Task details: Retype, word for word, the lines from the first line of the entries through the line that holds "half_band = PLOT_W / 12 / 2"; leave out the pictures.

-- START Record list --

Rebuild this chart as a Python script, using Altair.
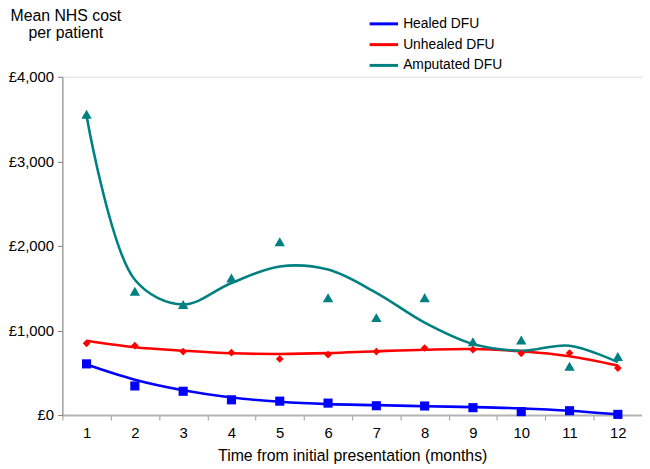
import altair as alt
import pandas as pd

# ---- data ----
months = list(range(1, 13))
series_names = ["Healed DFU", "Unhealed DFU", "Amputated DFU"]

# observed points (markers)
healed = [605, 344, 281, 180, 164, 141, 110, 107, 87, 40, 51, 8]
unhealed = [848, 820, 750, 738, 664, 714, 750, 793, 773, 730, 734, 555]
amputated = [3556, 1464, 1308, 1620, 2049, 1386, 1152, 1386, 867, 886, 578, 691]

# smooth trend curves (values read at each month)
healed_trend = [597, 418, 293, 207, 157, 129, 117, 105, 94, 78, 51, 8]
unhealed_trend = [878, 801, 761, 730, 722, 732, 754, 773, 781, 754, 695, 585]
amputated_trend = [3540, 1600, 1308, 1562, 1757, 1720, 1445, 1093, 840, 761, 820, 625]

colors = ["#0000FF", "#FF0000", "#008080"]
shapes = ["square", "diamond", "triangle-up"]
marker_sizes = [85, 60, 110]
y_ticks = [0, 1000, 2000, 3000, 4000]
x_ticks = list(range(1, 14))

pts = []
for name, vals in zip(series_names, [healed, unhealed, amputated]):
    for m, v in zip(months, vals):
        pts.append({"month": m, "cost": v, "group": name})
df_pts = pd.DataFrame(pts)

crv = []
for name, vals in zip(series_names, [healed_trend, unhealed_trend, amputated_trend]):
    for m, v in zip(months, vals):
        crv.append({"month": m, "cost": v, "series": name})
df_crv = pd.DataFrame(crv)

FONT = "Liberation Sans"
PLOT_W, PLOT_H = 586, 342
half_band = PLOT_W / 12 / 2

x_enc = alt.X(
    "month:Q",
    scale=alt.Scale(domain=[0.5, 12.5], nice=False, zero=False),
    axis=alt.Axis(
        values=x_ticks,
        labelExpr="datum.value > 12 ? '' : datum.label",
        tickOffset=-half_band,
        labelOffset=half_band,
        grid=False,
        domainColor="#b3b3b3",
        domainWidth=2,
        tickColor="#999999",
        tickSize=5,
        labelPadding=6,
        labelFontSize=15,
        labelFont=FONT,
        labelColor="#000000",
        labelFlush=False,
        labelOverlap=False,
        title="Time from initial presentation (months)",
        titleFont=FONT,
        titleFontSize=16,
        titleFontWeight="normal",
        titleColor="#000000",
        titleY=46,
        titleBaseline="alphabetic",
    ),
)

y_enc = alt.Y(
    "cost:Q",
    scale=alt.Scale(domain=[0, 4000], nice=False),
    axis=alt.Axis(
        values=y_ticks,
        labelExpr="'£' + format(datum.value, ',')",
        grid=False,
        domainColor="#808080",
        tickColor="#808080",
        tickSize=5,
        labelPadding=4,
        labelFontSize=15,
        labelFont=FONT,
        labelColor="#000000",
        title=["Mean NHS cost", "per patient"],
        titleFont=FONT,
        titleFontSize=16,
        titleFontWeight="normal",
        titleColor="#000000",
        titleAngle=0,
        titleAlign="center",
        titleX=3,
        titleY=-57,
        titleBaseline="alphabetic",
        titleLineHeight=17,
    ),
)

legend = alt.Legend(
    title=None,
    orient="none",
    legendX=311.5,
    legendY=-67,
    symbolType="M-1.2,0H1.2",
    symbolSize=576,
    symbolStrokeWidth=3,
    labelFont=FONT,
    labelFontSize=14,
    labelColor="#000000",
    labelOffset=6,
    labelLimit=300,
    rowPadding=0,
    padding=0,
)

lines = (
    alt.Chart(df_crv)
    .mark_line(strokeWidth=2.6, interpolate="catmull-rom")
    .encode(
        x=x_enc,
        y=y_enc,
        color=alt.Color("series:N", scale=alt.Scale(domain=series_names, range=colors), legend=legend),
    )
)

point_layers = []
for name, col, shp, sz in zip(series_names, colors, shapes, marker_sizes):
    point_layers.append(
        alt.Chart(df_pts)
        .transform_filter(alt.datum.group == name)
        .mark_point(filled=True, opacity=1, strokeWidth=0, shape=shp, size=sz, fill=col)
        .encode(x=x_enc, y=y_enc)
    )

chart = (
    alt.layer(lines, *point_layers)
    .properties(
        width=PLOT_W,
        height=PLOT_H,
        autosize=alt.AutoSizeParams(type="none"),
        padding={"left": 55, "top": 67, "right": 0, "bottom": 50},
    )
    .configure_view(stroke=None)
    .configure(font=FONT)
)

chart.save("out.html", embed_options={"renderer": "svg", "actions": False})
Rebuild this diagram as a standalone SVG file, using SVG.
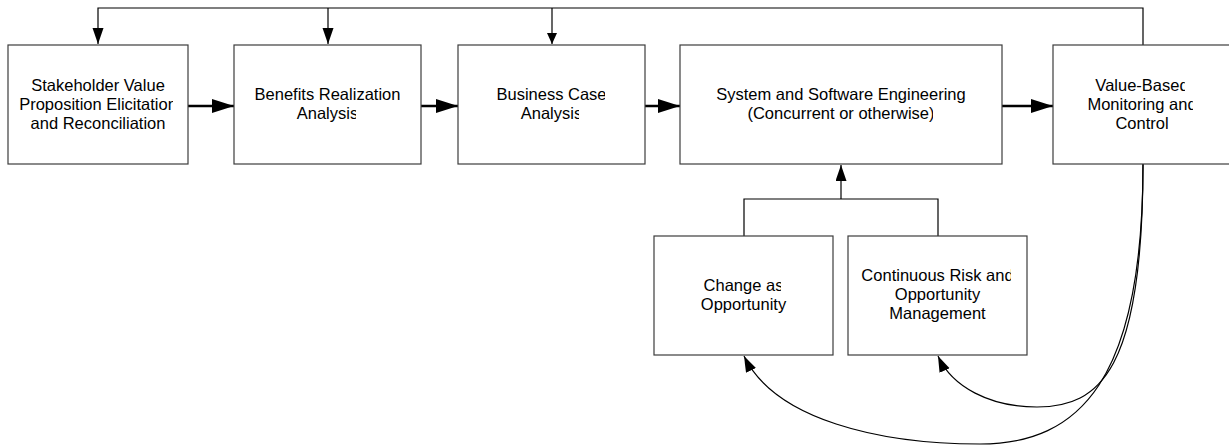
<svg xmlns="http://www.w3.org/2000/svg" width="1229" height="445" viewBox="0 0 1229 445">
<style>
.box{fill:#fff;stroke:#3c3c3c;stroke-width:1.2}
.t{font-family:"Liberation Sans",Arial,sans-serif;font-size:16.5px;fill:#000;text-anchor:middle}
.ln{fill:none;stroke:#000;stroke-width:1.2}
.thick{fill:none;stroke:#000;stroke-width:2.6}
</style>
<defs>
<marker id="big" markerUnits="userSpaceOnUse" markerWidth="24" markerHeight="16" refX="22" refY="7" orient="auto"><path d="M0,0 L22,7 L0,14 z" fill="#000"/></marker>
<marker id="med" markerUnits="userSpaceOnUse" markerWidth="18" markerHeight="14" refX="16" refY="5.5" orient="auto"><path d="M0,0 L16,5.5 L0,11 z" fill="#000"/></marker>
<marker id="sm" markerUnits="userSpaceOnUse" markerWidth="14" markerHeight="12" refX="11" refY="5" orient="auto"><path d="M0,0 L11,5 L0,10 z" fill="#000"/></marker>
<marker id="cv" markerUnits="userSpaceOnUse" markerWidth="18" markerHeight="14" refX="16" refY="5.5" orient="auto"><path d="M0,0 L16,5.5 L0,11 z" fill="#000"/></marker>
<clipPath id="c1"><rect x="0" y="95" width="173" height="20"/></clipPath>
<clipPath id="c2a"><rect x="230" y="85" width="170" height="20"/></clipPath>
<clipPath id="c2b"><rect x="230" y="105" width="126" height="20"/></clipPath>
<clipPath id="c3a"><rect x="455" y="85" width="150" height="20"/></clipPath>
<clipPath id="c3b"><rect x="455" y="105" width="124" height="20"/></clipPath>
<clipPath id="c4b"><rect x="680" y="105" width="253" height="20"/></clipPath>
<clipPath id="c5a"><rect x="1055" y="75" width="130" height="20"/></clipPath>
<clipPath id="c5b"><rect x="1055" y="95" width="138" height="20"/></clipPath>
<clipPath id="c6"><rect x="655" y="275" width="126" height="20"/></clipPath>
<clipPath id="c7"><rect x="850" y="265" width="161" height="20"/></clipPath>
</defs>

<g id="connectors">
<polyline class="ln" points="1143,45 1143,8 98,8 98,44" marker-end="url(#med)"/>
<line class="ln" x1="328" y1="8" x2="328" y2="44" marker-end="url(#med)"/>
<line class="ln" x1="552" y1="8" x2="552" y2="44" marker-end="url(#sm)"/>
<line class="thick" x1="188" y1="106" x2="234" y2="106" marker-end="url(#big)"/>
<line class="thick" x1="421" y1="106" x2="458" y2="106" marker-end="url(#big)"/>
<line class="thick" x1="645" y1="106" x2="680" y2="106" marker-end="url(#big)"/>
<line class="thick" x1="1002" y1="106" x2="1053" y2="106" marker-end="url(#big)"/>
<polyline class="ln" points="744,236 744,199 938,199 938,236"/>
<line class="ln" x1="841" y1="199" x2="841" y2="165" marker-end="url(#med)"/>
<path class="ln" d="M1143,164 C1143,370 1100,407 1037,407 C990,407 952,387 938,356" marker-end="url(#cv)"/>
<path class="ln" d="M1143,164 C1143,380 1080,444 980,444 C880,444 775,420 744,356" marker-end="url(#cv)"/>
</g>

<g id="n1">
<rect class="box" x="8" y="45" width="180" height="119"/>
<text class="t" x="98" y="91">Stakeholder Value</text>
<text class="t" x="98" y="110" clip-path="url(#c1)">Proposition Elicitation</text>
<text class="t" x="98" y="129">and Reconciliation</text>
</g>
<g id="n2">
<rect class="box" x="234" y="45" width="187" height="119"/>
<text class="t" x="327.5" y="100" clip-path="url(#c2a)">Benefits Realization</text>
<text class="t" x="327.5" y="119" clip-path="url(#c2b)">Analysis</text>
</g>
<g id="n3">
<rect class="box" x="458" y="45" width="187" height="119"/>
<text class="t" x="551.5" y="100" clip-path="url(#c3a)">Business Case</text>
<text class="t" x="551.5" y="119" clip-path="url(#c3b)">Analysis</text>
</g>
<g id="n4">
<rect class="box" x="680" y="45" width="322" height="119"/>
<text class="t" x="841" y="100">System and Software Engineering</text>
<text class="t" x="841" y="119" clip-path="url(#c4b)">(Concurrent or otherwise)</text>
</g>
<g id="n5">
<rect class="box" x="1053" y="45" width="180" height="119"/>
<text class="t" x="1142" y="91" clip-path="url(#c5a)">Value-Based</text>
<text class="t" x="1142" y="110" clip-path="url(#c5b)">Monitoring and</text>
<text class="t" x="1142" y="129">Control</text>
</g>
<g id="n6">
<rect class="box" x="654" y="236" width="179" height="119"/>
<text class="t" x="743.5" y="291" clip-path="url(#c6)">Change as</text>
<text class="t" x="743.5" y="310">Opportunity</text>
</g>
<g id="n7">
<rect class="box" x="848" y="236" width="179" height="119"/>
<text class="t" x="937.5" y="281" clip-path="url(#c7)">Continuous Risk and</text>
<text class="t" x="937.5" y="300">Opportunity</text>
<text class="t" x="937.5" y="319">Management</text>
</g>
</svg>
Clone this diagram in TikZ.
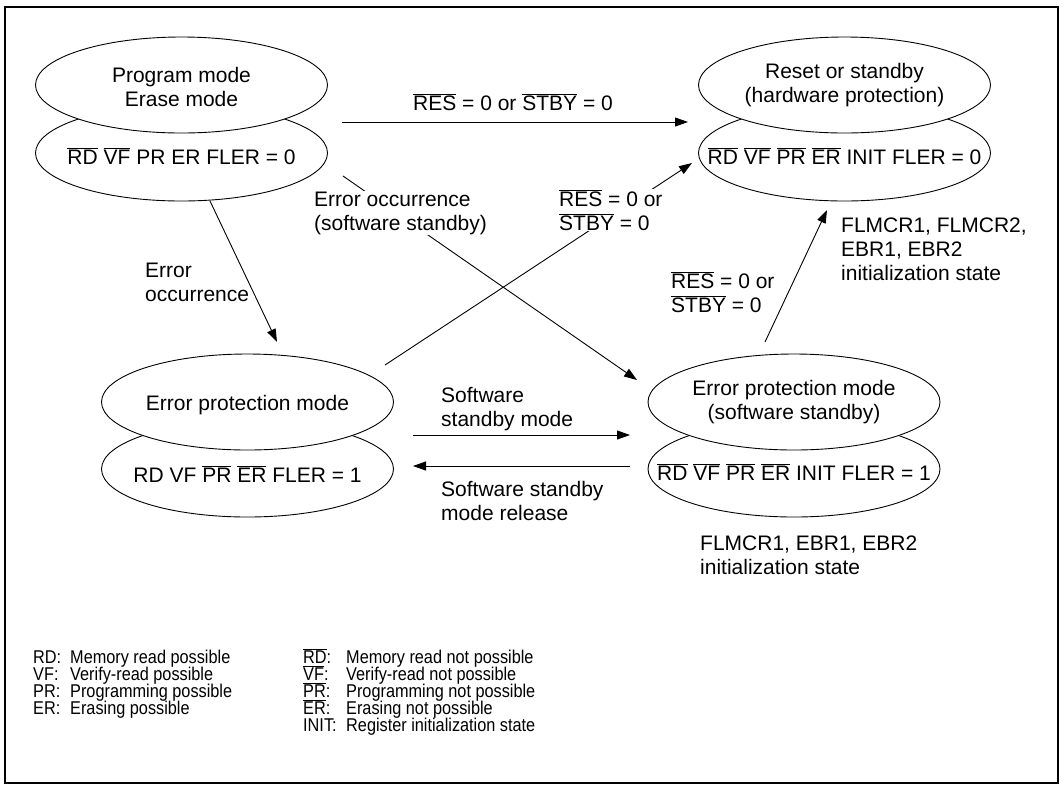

-- END Record list --

Finished exercise:
Rebuild this chart as a Python script, using Altair.
import altair as alt
import pandas as pd

# ---- data ----
months = list(range(1, 13))
series_names = ["Healed DFU", "Unhealed DFU", "Amputated DFU"]

# observed points (markers)
healed = [605, 344, 281, 180, 164, 141, 110, 107, 87, 40, 51, 8]
unhealed = [848, 820, 750, 738, 664, 714, 750, 793, 773, 730, 734, 555]
amputated = [3556, 1464, 1308, 1620, 2049, 1386, 1152, 1386, 867, 886, 578, 691]

# smooth trend curves (values read at each month)
healed_trend = [597, 418, 293, 207, 157, 129, 117, 105, 94, 78, 51, 8]
unhealed_trend = [878, 801, 761, 730, 722, 732, 754, 773, 781, 754, 695, 585]
amputated_trend = [3540, 1600, 1308, 1562, 1757, 1720, 1445, 1093, 840, 761, 820, 625]

colors = ["#0000FF", "#FF0000", "#008080"]
shapes = ["square", "diamond", "triangle-up"]
marker_sizes = [85, 60, 110]
y_ticks = [0, 1000, 2000, 3000, 4000]
x_ticks = list(range(1, 14))

pts = []
for name, vals in zip(series_names, [healed, unhealed, amputated]):
    for m, v in zip(months, vals):
        pts.append({"month": m, "cost": v, "group": name})
df_pts = pd.DataFrame(pts)

crv = []
for name, vals in zip(series_names, [healed_trend, unhealed_trend, amputated_trend]):
    for m, v in zip(months, vals):
        crv.append({"month": m, "cost": v, "series": name})
df_crv = pd.DataFrame(crv)

FONT = "Liberation Sans"
PLOT_W, PLOT_H = 586, 342
half_band = PLOT_W / 12 / 2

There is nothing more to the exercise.